▶ [TASK PROMPT]
Print, word for word, every line from the beginning of the listing up to and including the line with "const yTicks = [0, 10, 20, 30, 40];". Pictures are to be excluded.
⁂
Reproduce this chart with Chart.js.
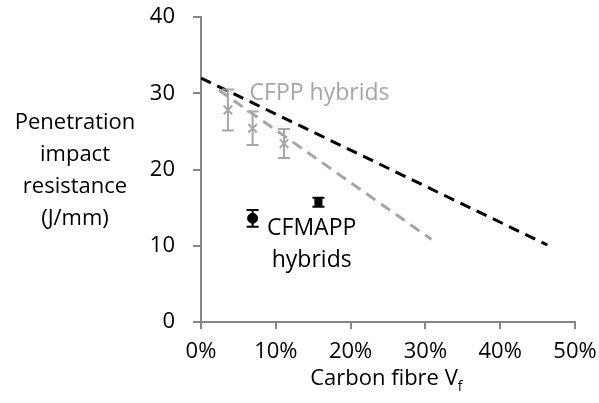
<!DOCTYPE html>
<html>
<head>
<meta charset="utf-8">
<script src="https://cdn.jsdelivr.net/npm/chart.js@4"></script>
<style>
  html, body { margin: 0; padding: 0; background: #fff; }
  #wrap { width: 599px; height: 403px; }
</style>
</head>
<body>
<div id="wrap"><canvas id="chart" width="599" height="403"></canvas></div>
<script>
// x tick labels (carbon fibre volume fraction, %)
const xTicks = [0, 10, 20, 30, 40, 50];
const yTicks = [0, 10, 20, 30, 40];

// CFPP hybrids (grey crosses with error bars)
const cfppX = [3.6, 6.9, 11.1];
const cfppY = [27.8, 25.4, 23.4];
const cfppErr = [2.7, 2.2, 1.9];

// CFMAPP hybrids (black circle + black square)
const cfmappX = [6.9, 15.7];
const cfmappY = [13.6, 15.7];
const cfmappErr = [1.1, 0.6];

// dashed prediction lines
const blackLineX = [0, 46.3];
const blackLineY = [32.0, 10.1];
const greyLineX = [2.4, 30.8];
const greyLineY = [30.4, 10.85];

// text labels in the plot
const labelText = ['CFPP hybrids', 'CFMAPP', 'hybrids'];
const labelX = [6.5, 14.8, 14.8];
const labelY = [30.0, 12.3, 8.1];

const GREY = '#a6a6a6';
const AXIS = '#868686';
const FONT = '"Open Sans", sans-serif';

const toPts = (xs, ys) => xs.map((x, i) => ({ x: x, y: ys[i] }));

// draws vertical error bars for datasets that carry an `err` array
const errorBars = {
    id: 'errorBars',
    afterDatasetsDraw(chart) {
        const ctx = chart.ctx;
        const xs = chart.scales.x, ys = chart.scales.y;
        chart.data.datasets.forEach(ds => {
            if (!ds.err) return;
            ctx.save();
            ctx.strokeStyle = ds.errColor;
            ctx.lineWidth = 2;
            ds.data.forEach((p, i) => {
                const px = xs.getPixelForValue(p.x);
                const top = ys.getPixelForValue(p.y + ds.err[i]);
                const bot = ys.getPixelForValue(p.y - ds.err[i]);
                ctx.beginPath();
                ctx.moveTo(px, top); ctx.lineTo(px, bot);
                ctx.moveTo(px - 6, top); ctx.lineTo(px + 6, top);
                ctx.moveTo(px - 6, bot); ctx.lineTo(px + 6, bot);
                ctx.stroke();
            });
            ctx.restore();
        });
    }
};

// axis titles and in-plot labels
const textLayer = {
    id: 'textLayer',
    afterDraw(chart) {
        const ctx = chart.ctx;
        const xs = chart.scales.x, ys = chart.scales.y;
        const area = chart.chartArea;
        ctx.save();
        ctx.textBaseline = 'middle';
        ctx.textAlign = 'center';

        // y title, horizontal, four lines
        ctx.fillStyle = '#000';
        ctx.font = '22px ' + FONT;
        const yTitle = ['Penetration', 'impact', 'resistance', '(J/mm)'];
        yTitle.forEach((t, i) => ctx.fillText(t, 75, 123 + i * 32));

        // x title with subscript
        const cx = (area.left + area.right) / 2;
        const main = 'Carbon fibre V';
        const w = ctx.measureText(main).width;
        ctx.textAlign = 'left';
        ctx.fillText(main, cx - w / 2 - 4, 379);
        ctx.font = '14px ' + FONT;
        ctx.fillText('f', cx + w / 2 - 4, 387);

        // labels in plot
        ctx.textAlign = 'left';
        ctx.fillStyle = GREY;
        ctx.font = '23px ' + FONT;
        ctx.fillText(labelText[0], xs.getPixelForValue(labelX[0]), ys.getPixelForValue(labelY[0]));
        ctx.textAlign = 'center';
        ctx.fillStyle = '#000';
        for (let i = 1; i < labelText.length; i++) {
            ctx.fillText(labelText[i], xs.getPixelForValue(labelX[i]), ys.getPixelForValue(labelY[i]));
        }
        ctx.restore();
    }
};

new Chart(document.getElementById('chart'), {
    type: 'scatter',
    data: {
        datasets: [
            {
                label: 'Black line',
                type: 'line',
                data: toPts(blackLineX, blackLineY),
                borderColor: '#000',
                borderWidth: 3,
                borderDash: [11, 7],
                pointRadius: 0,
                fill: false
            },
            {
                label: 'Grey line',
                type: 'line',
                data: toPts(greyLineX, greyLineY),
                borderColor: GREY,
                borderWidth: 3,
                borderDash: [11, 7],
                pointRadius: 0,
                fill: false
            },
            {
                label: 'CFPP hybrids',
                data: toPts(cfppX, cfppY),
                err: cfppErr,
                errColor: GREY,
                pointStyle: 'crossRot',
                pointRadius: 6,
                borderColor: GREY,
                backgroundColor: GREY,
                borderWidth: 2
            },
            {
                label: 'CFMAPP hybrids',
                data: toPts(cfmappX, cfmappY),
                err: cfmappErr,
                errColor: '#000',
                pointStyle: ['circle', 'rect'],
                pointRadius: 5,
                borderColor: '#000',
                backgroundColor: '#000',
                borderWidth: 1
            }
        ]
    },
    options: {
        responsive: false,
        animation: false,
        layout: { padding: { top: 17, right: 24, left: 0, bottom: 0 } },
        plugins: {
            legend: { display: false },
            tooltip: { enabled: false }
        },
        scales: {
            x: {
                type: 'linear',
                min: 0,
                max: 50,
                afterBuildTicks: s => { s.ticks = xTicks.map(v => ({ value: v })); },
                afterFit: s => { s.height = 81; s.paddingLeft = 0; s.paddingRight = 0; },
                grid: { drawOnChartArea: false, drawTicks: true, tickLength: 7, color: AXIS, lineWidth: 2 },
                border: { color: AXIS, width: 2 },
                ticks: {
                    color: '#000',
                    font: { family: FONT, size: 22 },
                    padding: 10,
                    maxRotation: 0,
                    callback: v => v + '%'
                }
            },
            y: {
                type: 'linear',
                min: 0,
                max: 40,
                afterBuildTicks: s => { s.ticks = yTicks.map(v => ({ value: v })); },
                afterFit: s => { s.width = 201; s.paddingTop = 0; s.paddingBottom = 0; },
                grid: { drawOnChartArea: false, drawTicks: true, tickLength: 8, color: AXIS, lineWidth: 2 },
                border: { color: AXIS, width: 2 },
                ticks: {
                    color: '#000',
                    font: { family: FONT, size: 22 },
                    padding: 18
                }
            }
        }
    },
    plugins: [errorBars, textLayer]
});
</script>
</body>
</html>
⁂
▶ [TASK ANSWER]
Reproduce this chart with Chart.js.
<!DOCTYPE html>
<html>
<head>
<meta charset="utf-8">
<script src="https://cdn.jsdelivr.net/npm/chart.js@4"></script>
<style>
  html, body { margin: 0; padding: 0; background: #fff; }
  #wrap { width: 599px; height: 403px; }
</style>
</head>
<body>
<div id="wrap"><canvas id="chart" width="599" height="403"></canvas></div>
<script>
// x tick labels (carbon fibre volume fraction, %)
const xTicks = [0, 10, 20, 30, 40, 50];
const yTicks = [0, 10, 20, 30, 40];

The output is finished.